Now I just want to benchmark the kernel execution times for both. The way I did it was to use gettimeofday right before and after the kernel invocations. Since kernel calls are nonblocking, I added a cudaThreadSynchronize() resp. a clFinish after the invocations to ensure that the kernel had finished. Now the results are in favor of OpenCL across the board. Each time, the competing kernels are called just once. I don’t have an idea as to what causes this disparity. Some things I could think of:
- The clFinish and cudaThreadSynchronize don’t perform the same operation
- OpenCL is in fact more efficient, and only my memory transfer in my framework is the bottleneck.
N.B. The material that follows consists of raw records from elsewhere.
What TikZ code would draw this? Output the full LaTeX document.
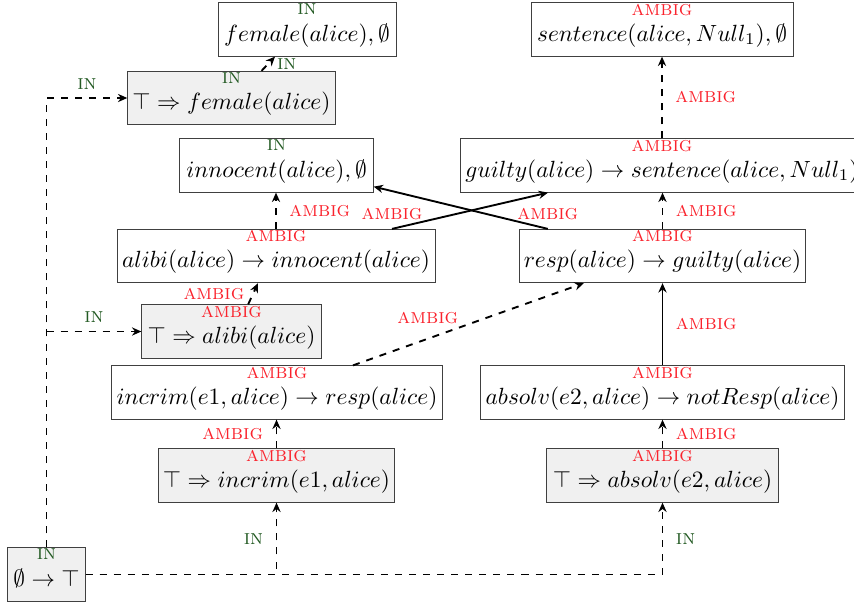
\documentclass[tikz,border=0pt]{standalone}
\usetikzlibrary{positioning,arrows.meta}

\definecolor{ingreen}{RGB}{35,90,35}
\definecolor{ambred}{RGB}{250,35,45}

\begin{document}
\begin{tikzpicture}[x=0.015cm, y=-0.015cm,
    box/.style={draw=black!75, rectangle, minimum height=0.8cm, inner xsep=2pt, inner ysep=2pt, text height=14pt, text depth=4pt},
    fact/.style={box, fill=black!6},
    inlbl/.style={label={[anchor=north, inner sep=0.5pt, text=ingreen, font=\small]north:\textsc{in}}},
    amblbl/.style={label={[anchor=north, inner sep=0.5pt, text=ambred, font=\small]north:\textsc{ambig}}},
    link/.style={-{Stealth[length=4pt,width=3.5pt]}, thick},
    dlink/.style={link, dashed},
    tin/.style={text=ingreen, font=\small},
    tamb/.style={text=ambred, font=\small}
]
\useasboundingbox (0,0) rectangle (854,606);

% Atoms and rules
\node[box, inlbl, minimum width=2.67cm] (fem) at (307,29.5) {$female(alice), \emptyset$};
\node[fact, inlbl, minimum width=3.05cm] (femF) at (231.5,98) {$\top \Rightarrow female(alice)$};
\node[box, inlbl, minimum width=2.9cm] (inno) at (276.5,165.5) {$innocent(alice), \emptyset$};
\node[box, amblbl, minimum width=3.93cm] (sent) at (662,29.5) {$sentence(alice, Null_1), \emptyset$};
\node[box, amblbl, minimum width=6cm] (guiltR) at (662,165.5) {$guilty(alice) \rightarrow sentence(alice, Null_1)$};
\node[box, amblbl, minimum width=4.77cm] (alibiR) at (276,256) {$alibi(alice) \rightarrow innocent(alice)$};
\node[box, amblbl, minimum width=4.3cm] (respR) at (662.5,256) {$resp(alice) \rightarrow guilty(alice)$};
\node[fact, amblbl, minimum width=2.69cm] (alibiF) at (231.5,331.5) {$\top \Rightarrow alibi(alice)$};
\node[box, amblbl, minimum width=4.89cm] (incrimR) at (277,392.5) {$incrim(e1, alice) \rightarrow resp(alice)$};
\node[box, amblbl, minimum width=5.45cm] (absolvR) at (662.5,392.5) {$absolv(e2, alice) \rightarrow notResp(alice)$};
\node[fact, amblbl, minimum width=3.47cm] (incrimF) at (276.5,475.5) {$\top \Rightarrow incrim(e1, alice)$};
\node[fact, amblbl, minimum width=3.47cm] (absolvF) at (662.5,475.5) {$\top \Rightarrow absolv(e2, alice)$};
\node[fact, inlbl, minimum width=1.16cm] (root) at (46.5,574.5) {$\emptyset \rightarrow \top$};

% Links from the root
\draw[dlink] (root.north) |- (femF.west) node[tin, pos=0.75, above] {\textsc{in}};
\draw[dlink] (root.north |- alibiF.west) -- (alibiF.west) node[tin, midway, above] {\textsc{in}};
\draw[dlink] (root.east) -| (incrimF.south) node[tin, pos=0.75, left=2pt] {\textsc{in}};
\draw[dlink] (root.east) -| (absolvF.south) node[tin, pos=0.75, right=2pt] {\textsc{in}};

% Short links
\draw[dlink] ([xshift=0.45cm]femF.north) -- ([xshift=-0.48cm]fem.south) node[tin, midway, right] {\textsc{in}};
\draw[dlink] ([xshift=0.25cm]alibiF.north) -- ([xshift=-0.27cm]alibiR.south) node[tamb, midway, left] {\textsc{ambig}};
\draw[dlink] (alibiR.north) -- (alibiR.north |- inno.south) node[tamb, midway, right=2pt] {\textsc{ambig}};
\draw[dlink] (incrimF.north) -- (incrimF.north |- incrimR.south) node[tamb, midway, left=2pt] {\textsc{ambig}};

% Crossing links
\draw[link] ([xshift=1.74cm]alibiR.north) -- ([xshift=-1.71cm]guiltR.south) node[tamb, pos=0, above] {\textsc{ambig}};
\draw[link] ([xshift=-1.72cm]respR.north) -- ([yshift=0.09cm]inno.south east) node[tamb, pos=0, above] {\textsc{ambig}};
\draw[dlink] ([xshift=1.14cm]incrimR.north) -- ([xshift=-1.18cm]respR.south) node[tamb, pos=0.47, anchor=south east, inner sep=1pt] {\textsc{ambig}};

% Right column
\foreach \a/\b in {absolvF/absolvR, respR/guiltR, guiltR/sent}{
  \draw[dlink] (\a.north) -- (\a.north |- \b.south) node[tamb, midway, right=2pt] {\textsc{ambig}};
}
\draw[link] (absolvR.north) -- (absolvR.north |- respR.south) node[tamb, midway, right=2pt] {\textsc{ambig}};

\end{tikzpicture}
\end{document}
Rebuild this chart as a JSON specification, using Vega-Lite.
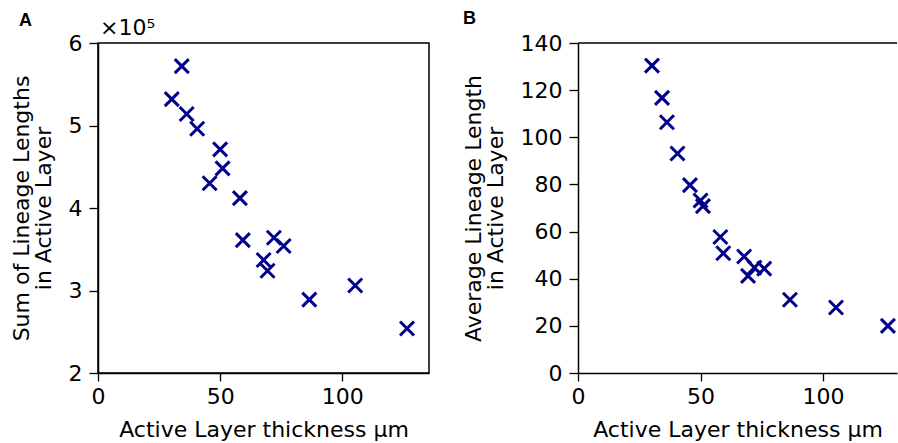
{
  "$schema": "https://vega.github.io/schema/vega-lite/v6.json",
  "padding": {"left": 9, "top": 10, "right": 0, "bottom": 0},
  "spacing": 32,
  "datasets": {
    "pts": [
      {"thickness": 30.2, "sum": 532000, "avg": 130.4},
      {"thickness": 34.3, "sum": 572000, "avg": 116.7},
      {"thickness": 36.3, "sum": 514000, "avg": 106.4},
      {"thickness": 40.6, "sum": 496000, "avg": 93.1},
      {"thickness": 45.7, "sum": 430000, "avg": 79.7},
      {"thickness": 50.0, "sum": 471000, "avg": 73.2},
      {"thickness": 51.0, "sum": 448000, "avg": 70.8},
      {"thickness": 58.1, "sum": 412000, "avg": 57.7},
      {"thickness": 59.3, "sum": 361000, "avg": 50.8},
      {"thickness": 67.8, "sum": 337000, "avg": 49.4},
      {"thickness": 69.4, "sum": 324000, "avg": 41.2},
      {"thickness": 72.0, "sum": 364000, "avg": 44.7},
      {"thickness": 76.0, "sum": 354000, "avg": 44.3},
      {"thickness": 86.5, "sum": 289000, "avg": 31.1},
      {"thickness": 105.3, "sum": 306000, "avg": 27.8},
      {"thickness": 126.5, "sum": 254000, "avg": 20.0}
    ]
  },
  "config": {
    "font": "DejaVu Sans",
    "view": {"stroke": "black", "strokeWidth": 1.5},
    "axis": {
      "grid": false,
      "domain": true,
      "domainColor": "black",
      "domainWidth": 1.5,
      "tickColor": "black",
      "tickWidth": 1.3,
      "tickSize": 9,
      "labelFont": "DejaVu Sans",
      "labelFontSize": 22,
      "labelColor": "black",
      "labelPadding": 7,
      "labelFlush": false,
      "titleFont": "DejaVu Sans",
      "titleFontSize": 22,
      "titleFontWeight": "normal",
      "titleColor": "black",
      "titleLineHeight": 22
    },
    "axisX": {"tickSize": 8, "labelPadding": 5, "titlePadding": 12},
    "axisY": {"titlePadding": 13}
  },
  "hconcat": [
    {
      "width": 331,
      "height": 330,
      "title": {"text": "A", "anchor": "start", "frame": "bounds", "font": "Liberation Sans", "fontWeight": "bold", "fontSize": 18, "color": "black", "dx": 9, "offset": -13},
      "layer": [
        {
          "data": {"name": "pts"},
          "mark": {"type": "point", "shape": "M-1,-1L1,1M-1,1L1,-1", "filled": false, "strokeWidth": 3, "color": "#00008b", "size": 196, "opacity": 1},
          "encoding": {
            "x": {"field": "thickness", "type": "quantitative", "scale": {"domain": [0, 135.5], "nice": false, "zero": false}, "axis": {"values": [0, 50, 100], "title": "Active Layer thickness μm"}},
            "y": {"field": "sum", "type": "quantitative", "scale": {"domain": [200000, 600000], "nice": false, "zero": false}, "axis": {"values": [200000, 300000, 400000, 500000, 600000], "labelExpr": "format(datum.value / 100000, 'd')", "title": ["Sum of Lineage Lengths", "in Active Layer"]}}
          }
        },
        {
          "data": {"values": [{}]},
          "mark": {"type": "text", "text": "×10⁵", "align": "left", "baseline": "bottom", "dx": 2, "dy": -3, "fontSize": 22, "color": "black", "font": "DejaVu Sans"},
          "encoding": {
            "x": {"datum": 0, "type": "quantitative"},
            "y": {"datum": 600000, "type": "quantitative"}
          }
        }
      ]
    },
    {
      "width": 319,
      "height": 330,
      "view": {"stroke": null},
      "title": {"text": "B", "anchor": "start", "frame": "bounds", "font": "Liberation Sans", "fontWeight": "bold", "fontSize": 18, "color": "black", "dx": 1, "offset": 4},
      "layer": [
        {
          "data": {"name": "pts"},
          "mark": {"type": "point", "shape": "M-1,-1L1,1M-1,1L1,-1", "filled": false, "strokeWidth": 3, "color": "#00008b", "size": 196, "opacity": 1},
          "encoding": {
            "x": {"field": "thickness", "type": "quantitative", "scale": {"domain": [0, 130.2], "nice": false, "zero": false}, "axis": {"values": [0, 50, 100], "title": "Active Layer thickness μm"}},
            "y": {"field": "avg", "type": "quantitative", "scale": {"domain": [0, 140], "nice": false}, "axis": {"values": [0, 20, 40, 60, 80, 100, 120, 140], "title": ["Average Lineage Length", "in Active Layer"]}}
          }
        },
        {
          "data": {"values": [{}]},
          "mark": {"type": "rule", "color": "black", "strokeWidth": 1.5},
          "encoding": {
            "y": {"datum": 140, "type": "quantitative"}
          }
        }
      ]
    }
  ]
}
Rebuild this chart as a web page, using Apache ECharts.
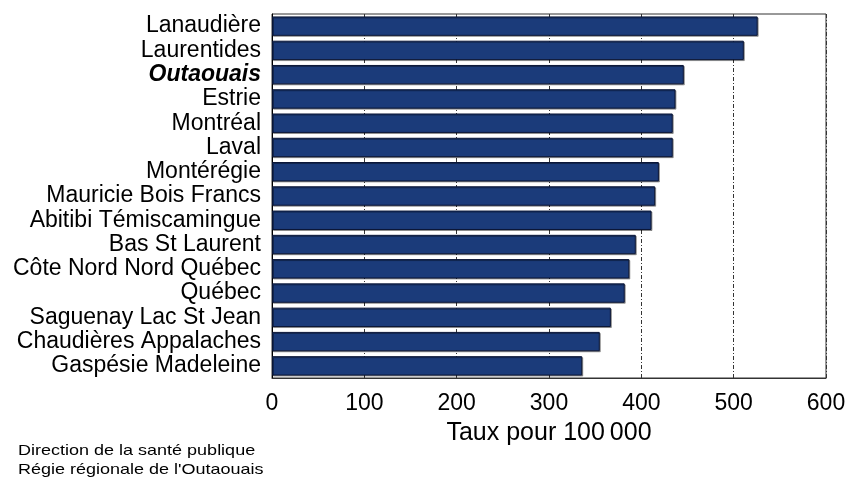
<!DOCTYPE html>
<html>
<head>
<meta charset="utf-8">
<script src="https://cdn.jsdelivr.net/npm/echarts@6/dist/echarts.min.js"></script>
<style>
  html, body { margin: 0; padding: 0; background: #fff; }
  #chart { width: 852px; height: 480px; }
</style>
</head>
<body>
<div id="chart"></div>
<script>
// regions, top to bottom
var regions = ['Lanaudière', 'Laurentides', 'Outaouais', 'Estrie', 'Montréal', 'Laval',
	'Montérégie', 'Mauricie Bois Francs', 'Abitibi Témiscamingue', 'Bas St Laurent',
	'Côte Nord Nord Québec', 'Québec', 'Saguenay Lac St Jean', 'Chaudières Appalaches',
	'Gaspésie Madeleine'];
// taux pour 100 000
var taux = [526, 511, 446, 437, 434, 434, 419, 415, 411, 394, 387, 382, 367, 355, 336];
var xTicks = [0, 100, 200, 300, 400, 500, 600];

var font = '"Liberation Sans", Arial, sans-serif';
var myChart = echarts.init(document.getElementById('chart'));

myChart.setOption({
	animation: false,
	textStyle: { fontFamily: font },
	grid: {
		left: 272,
		right: 26,
		top: 14,
		bottom: 102,
		show: true,
		borderColor: '#333',
		borderWidth: 1
	},
	xAxis: {
		type: 'value',
		min: xTicks[0],
		max: xTicks[xTicks.length - 1],
		interval: 100,
		name: 'Taux pour 100\u202f000',
		nameLocation: 'middle',
		nameGap: 43,
		nameTextStyle: { fontSize: 25, color: '#000', fontFamily: font },
		axisLine: { show: true, lineStyle: { color: '#333', width: 1 } },
		axisTick: { show: false },
		axisLabel: { fontSize: 23, color: '#000', margin: 14, fontFamily: font },
		splitLine: {
			show: true,
			lineStyle: { color: '#333', width: 1, type: [4, 2, 1, 2] }
		}
	},
	yAxis: {
		type: 'category',
		data: regions,
		inverse: true,
		axisLine: { show: true, lineStyle: { color: '#000', width: 1 } },
		axisTick: { show: false },
		axisLabel: {
			interval: 0,
			fontSize: 23,
			color: '#000',
			margin: 11,
			fontFamily: font,
			formatter: function (v) {
				//Outaouais en gras italique
				return v === 'Outaouais' ? '{b|' + v + '}' : v;
			},
			rich: {
				b: { fontSize: 23, fontWeight: 'bold', fontStyle: 'italic', color: '#000', fontFamily: font }
			}
		}
	},
	series: [{
		type: 'bar',
		data: taux,
		barCategoryGap: '20%',
		itemStyle: {
			color: '#1b3b7a',
			borderColor: '#0a1536',
			borderWidth: 1,
			shadowColor: 'rgba(0,0,0,0.35)',
			shadowOffsetX: 1,
			shadowOffsetY: 1
		}
	}],
	graphic: [{
		type: 'text',
		x: 18,
		y: 441,
		scaleX: 1.2,
		style: {
			text: 'Direction de la santé publique\nRégie régionale de l\'Outaouais',
			font: '15px ' + font,
			lineHeight: 19,
			fill: '#000'
		}
	}]
});
</script>
</body>
</html>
OpenCL generates PTX 2.2 while CUDA uses PTX 1.4 after all.
- A CUDA kernel call contains some hidden transfers (like small shared memory blocks in the .cu file) which for OpenCL are done manually before the kernel call.
Benchmarks were done on Linux, CUDA 3.2, OpenCL 1.0, GeForce 8600 GT. Hope I provided enough information and that I’m not missing something fundamental.